Thursday, June 13, 2013

IGHR 2013 - Day 4

Today we spent the entire day of our land class with J. Mark Lowe learning about Land Platting. This was a treat. Mark is entertaining and has a way of explaining things that involve the class which helps illustrate a topic for understanding. For example; when explaining what metes are, he had a few of us stand up, to represent the metes. The lines connecting us would be the bounds. Metes and bounds land surveys are for the most part are found in state land (colonial) states, with some exceptions.

Mark also went through a few steps of drawing a tract map based on the "calls" (compass directions) that are found in a deed or elsewhere. We got some tips on how to determine the scale, how to mark North on the paper, and what else to include with our plat. Altogether we platted 4 deeds. To some it may not sound like much fun, but it happens to be an activity that I enjoy. I love working with land. Land is concrete. I find this oddly comforting. Land doesn't pick up and move around the country dodging the census taker, the tax man, or go into some strange void.

Our class let out a little early, so I decided to once again look at the BCG portfolio materials. Why am I torturing myself with this?
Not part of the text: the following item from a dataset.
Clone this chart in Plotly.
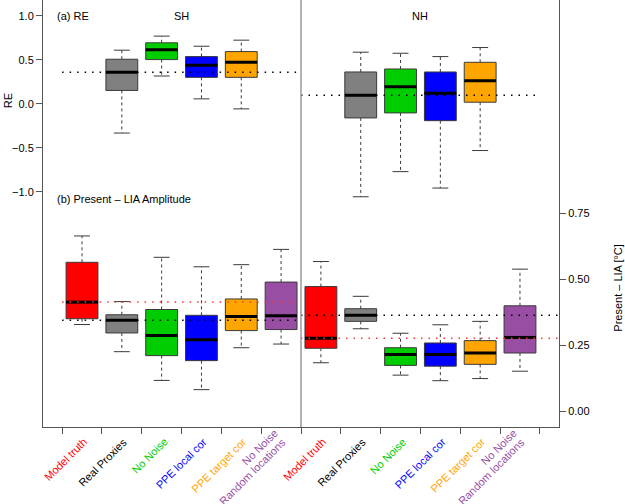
import plotly.graph_objects as go

# ---------------- data ----------------
group_labels = [["Model truth"], ["Real Proxies"], ["No Noise"], ["PPE local cor"],
                ["PPE target cor"], ["No Noise", "Random locations"]]
box_colors = ["#FF0000", "#808080", "#00CD00", "#0000FF", "#FFA500", "#984EA3"]
label_colors = ["#FF0000", "#000000", "#00CD00", "#0000FF", "#FFA500", "#984EA3"]

# (a) RE: groups 1..4 (Real Proxies, No Noise, PPE local cor, PPE target cor)
re_group_idx = [1, 2, 3, 4]
re_sh_low = [-0.332, 0.317, 0.057, -0.057]
re_sh_q1 = [0.153, 0.504, 0.302, 0.302]
re_sh_med = [0.359, 0.615, 0.439, 0.473]
re_sh_q3 = [0.508, 0.695, 0.538, 0.595]
re_sh_high = [0.611, 0.771, 0.656, 0.725]

re_nh_low = [-1.057, -0.771, -0.958, -0.531]
re_nh_q1 = [-0.160, -0.103, -0.191, 0.019]
re_nh_med = [0.099, 0.195, 0.122, 0.263]
re_nh_q3 = [0.363, 0.397, 0.363, 0.473]
re_nh_high = [0.588, 0.576, 0.538, 0.641]

re_ref_sh = 0.360
re_ref_nh = 0.099

# (b) Present - LIA amplitude: all 6 groups
amp_sh_low = [0.328, 0.225, 0.116, 0.081, 0.240, 0.254]
amp_sh_q1 = [0.350, 0.296, 0.210, 0.191, 0.305, 0.309]
amp_sh_med = [0.413, 0.344, 0.286, 0.270, 0.358, 0.361]
amp_sh_q3 = [0.564, 0.365, 0.385, 0.363, 0.425, 0.489]
amp_sh_high = [0.664, 0.415, 0.583, 0.547, 0.555, 0.613]

amp_nh_low = [0.183, 0.312, 0.136, 0.115, 0.123, 0.151]
amp_nh_q1 = [0.238, 0.340, 0.173, 0.170, 0.177, 0.220]
amp_nh_med = [0.276, 0.363, 0.214, 0.214, 0.220, 0.279]
amp_nh_q3 = [0.472, 0.388, 0.240, 0.258, 0.267, 0.399]
amp_nh_high = [0.567, 0.435, 0.295, 0.327, 0.340, 0.538]

amp_truth_ref_sh = 0.413
amp_proxy_ref_sh = 0.344
amp_truth_ref_nh = 0.276
amp_proxy_ref_nh = 0.363

re_ticks = [-1.0, -0.5, 0.0, 0.5, 1.0]
re_ticktext = ["\u22121.0", "\u22120.5", "0.0", "0.5", "1.0"]
amp_ticks = [0.0, 0.25, 0.5, 0.75]
amp_ticktext = ["0.00", "0.25", "0.50", "0.75"]

# ---------------- figure ----------------
FONT = "Liberation Sans, Arial, Helvetica, sans-serif"
FS = 11
EDGE = "#3a3a3a"
fig = go.Figure()

SH0, NH0 = 1.5, 7.5
HALF = 0.4
CAP = 0.2


def add_box(x, low, q1, med, q3, high, color, yaxis):
    fig.add_trace(go.Scatter(
        x=[x, x, None, x, x], y=[q3, high, None, q1, low], yaxis=yaxis,
        mode="lines", line=dict(color=EDGE, width=1, dash="3px,3px"),
        hoverinfo="skip", showlegend=False))
    fig.add_trace(go.Scatter(
        x=[x - CAP, x + CAP, None, x - CAP, x + CAP], y=[high, high, None, low, low],
        yaxis=yaxis, mode="lines", line=dict(color=EDGE, width=1),
        hoverinfo="skip", showlegend=False))
    fig.add_trace(go.Scatter(
        x=[x - HALF, x + HALF, x + HALF, x - HALF, x - HALF], y=[q1, q1, q3, q3, q1],
        yaxis=yaxis, mode="lines", fill="toself", fillcolor=color,
        line=dict(color=EDGE, width=1), hoverinfo="skip", showlegend=False))
    fig.add_trace(go.Scatter(
        x=[x - HALF, x + HALF], y=[med, med], yaxis=yaxis, mode="lines",
        line=dict(color="black", width=3), hoverinfo="skip", showlegend=False))


def add_ref(x0, x1, yv, color, yaxis):
    fig.add_trace(go.Scatter(
        x=[x0, x1], y=[yv, yv], yaxis=yaxis, mode="lines",
        line=dict(color=color, width=1.5, dash="1.5px,6px"),
        hoverinfo="skip", showlegend=False))


# RE boxes
for k, g in enumerate(re_group_idx):
    add_box(SH0 + g, re_sh_low[k], re_sh_q1[k], re_sh_med[k], re_sh_q3[k], re_sh_high[k],
            box_colors[g], "y")
    add_box(NH0 + g, re_nh_low[k], re_nh_q1[k], re_nh_med[k], re_nh_q3[k], re_nh_high[k],
            box_colors[g], "y")

# amplitude boxes
for g in range(6):
    add_box(SH0 + g, amp_sh_low[g], amp_sh_q1[g], amp_sh_med[g], amp_sh_q3[g], amp_sh_high[g],
            box_colors[g], "y2")
    add_box(NH0 + g, amp_nh_low[g], amp_nh_q1[g], amp_nh_med[g], amp_nh_q3[g], amp_nh_high[g],
            box_colors[g], "y2")

# reference lines (on top)
add_ref(1, 7, re_ref_sh, "black", "y")
add_ref(7, 13, re_ref_nh, "black", "y")
add_ref(1, 7, amp_truth_ref_sh, "#FF3030", "y2")
add_ref(1, 7, amp_proxy_ref_sh, "black", "y2")
add_ref(7, 13.5, amp_truth_ref_nh, "#FF3030", "y2")
add_ref(7, 13.5, amp_proxy_ref_nh, "black", "y2")

# divider between SH and NH
fig.add_shape(type="line", xref="x", yref="paper", x0=7, x1=7, y0=0, y1=1,
              line=dict(color="#9a9a9a", width=1.5))

annotations = []
# rotated category labels (last line sits at the anchor, earlier lines stacked above)
LINE = 12.3
for side0 in (SH0, NH0):
    for g in range(6):
        lines = group_labels[g]
        n = len(lines)
        for j, txt in enumerate(lines):
            off = (j - (n - 1)) * LINE * 0.707
            annotations.append(dict(
                x=side0 + g, y=0, xref="x", yref="paper", text=txt, showarrow=False,
                textangle=-45, xanchor="right", yanchor="top", borderpad=0,
                xshift=9 + off, yshift=-7 - off,
                font=dict(family=FONT, size=FS, color=label_colors[g])))

# panel texts
annotations += [
    dict(x=0.023, y=1.0, xref="paper", yref="y", text="(a) RE", showarrow=False,
         xanchor="left", yanchor="middle", font=dict(family=FONT, size=FS, color="black")),
    dict(x=4, y=1.0, xref="x", yref="y", text="SH", showarrow=False,
         xanchor="center", yanchor="middle", font=dict(family=FONT, size=FS, color="black")),
    dict(x=10, y=1.0, xref="x", yref="y", text="NH", showarrow=False,
         xanchor="center", yanchor="middle", font=dict(family=FONT, size=FS, color="black")),
    dict(x=0.023, y=0.805, xref="paper", yref="y2", text="(b) Present \u2013 LIA Amplitude",
         showarrow=False, xanchor="left", yanchor="middle",
         font=dict(family=FONT, size=FS, color="black")),
    dict(x=-0.068, y=0.04, xref="paper", yref="y", text="RE", showarrow=False, textangle=-90,
         xanchor="center", yanchor="middle", borderpad=0,
         font=dict(family=FONT, size=FS, color="black")),
    dict(x=1.114, y=0.467, xref="paper", yref="y2", text="Present \u2013 LIA [\u00b0C]",
         showarrow=False, textangle=-90, xanchor="center", yanchor="middle", borderpad=0,
         font=dict(family=FONT, size=FS, color="black")),
]

fig.update_layout(
    width=625, height=504,
    margin=dict(l=43, r=66, t=0, b=77),
    paper_bgcolor="white", plot_bgcolor="white",
    font=dict(family=FONT, size=FS, color="black"),
    showlegend=False,
    annotations=annotations,
    xaxis=dict(range=[0.52, 13.48], tickvals=list(range(1, 14)), ticktext=[""] * 13,
               ticks="outside", ticklen=6, tickcolor="#555", showline=True, mirror=True,
               linecolor="#555", linewidth=1, showgrid=False, zeroline=False,
               automargin=False),
    yaxis=dict(range=[-3.677, 1.182], tickvals=re_ticks, ticktext=re_ticktext,
               ticks="outside", ticklen=6, tickcolor="#555", showline=True, mirror=True,
               linecolor="#555", linewidth=1, showgrid=False, zeroline=False,
               automargin=False, tickfont=dict(family=FONT, size=FS, color="black")),
    yaxis2=dict(range=[-0.0607, 1.559], tickvals=amp_ticks, ticktext=amp_ticktext,
                overlaying="y", side="right", ticks="outside", ticklen=6, tickcolor="#555",
                showline=False, showgrid=False, zeroline=False, automargin=False,
                tickfont=dict(family=FONT, size=FS, color="black")),
)

fig.write_html("out.html", config={"displayModeBar": False, "staticPlot": True},
               post_script="document.body.style.margin='0px';document.body.style.padding='0px';")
Well the day before I had been pressed for time, and didn't get to view one of the portfolios I was really interested in viewing. I also hadn't been able to fully view a small binder of judge's comments on various portfolios. First I just looked at the comments. I think this is a great idea on the part of BCG to have gathered these for viewing. The binder contained examples of "approved" and "disapproved" for certification portfolio reviews. These sheets do not accompany the portfolio, so I was only able to view the critiques. I was relieved to discover not all of the "approved for certification" critique sheets had passing marks for every rubric. There were some areas (very few) that an applicant "did not meet standard." However, the judge took into consideration the entire portfolio, and the level of skill demonstrated throughout all of the assignments. The portfolio I viewed had a really good example of the Kinship Determination Project (KDP). I enjoyed the direct approach this portfolio displayed and felt like it was a less complicated style than some other examples I have seen.

Our dinner tonight was the banquet that is always held on the last evening of IGHR. It tends to be a fairly jovial affair, as attendees have a general feeling of accomplishment for the week. The keynote speaker tonight was Julie Hedgepeth Williams who has written A Rare Titanic Family, which was the subject of the presentation. Julie narrated an incredible tale of her great-uncle, his wife, and their child that survived the Titanic disaster. It involved some interesting research on her part and was a wonderful story.

During the banquet tonight a rather heavy storm front moved through. This seems to be an annual part of the IGHR experience. Fortunately it was over by the time the banquet was. Once I got back to the dorm I did a little packing in preparation for leaving tomorrow. This week has passed quickly and I'm sad to see it end. However, tomorrow morning we still have two more lectures before receiving our certificates of completion. When it comes to genealogy research there is always more to learn!


  1. I've enjoyed your IGHR reports so much and being able to attend Samford vicariously. I've been to three IGHR courses and would love to go again, but I'm not quick enough with registration. Totally agree with you about Mark Lowe...he's a delight and makes everything easy to grasp.
    Jan Dean

    1. Thanks for reading Jan. May your fingers fly over the keyboard next registration, then we can meet!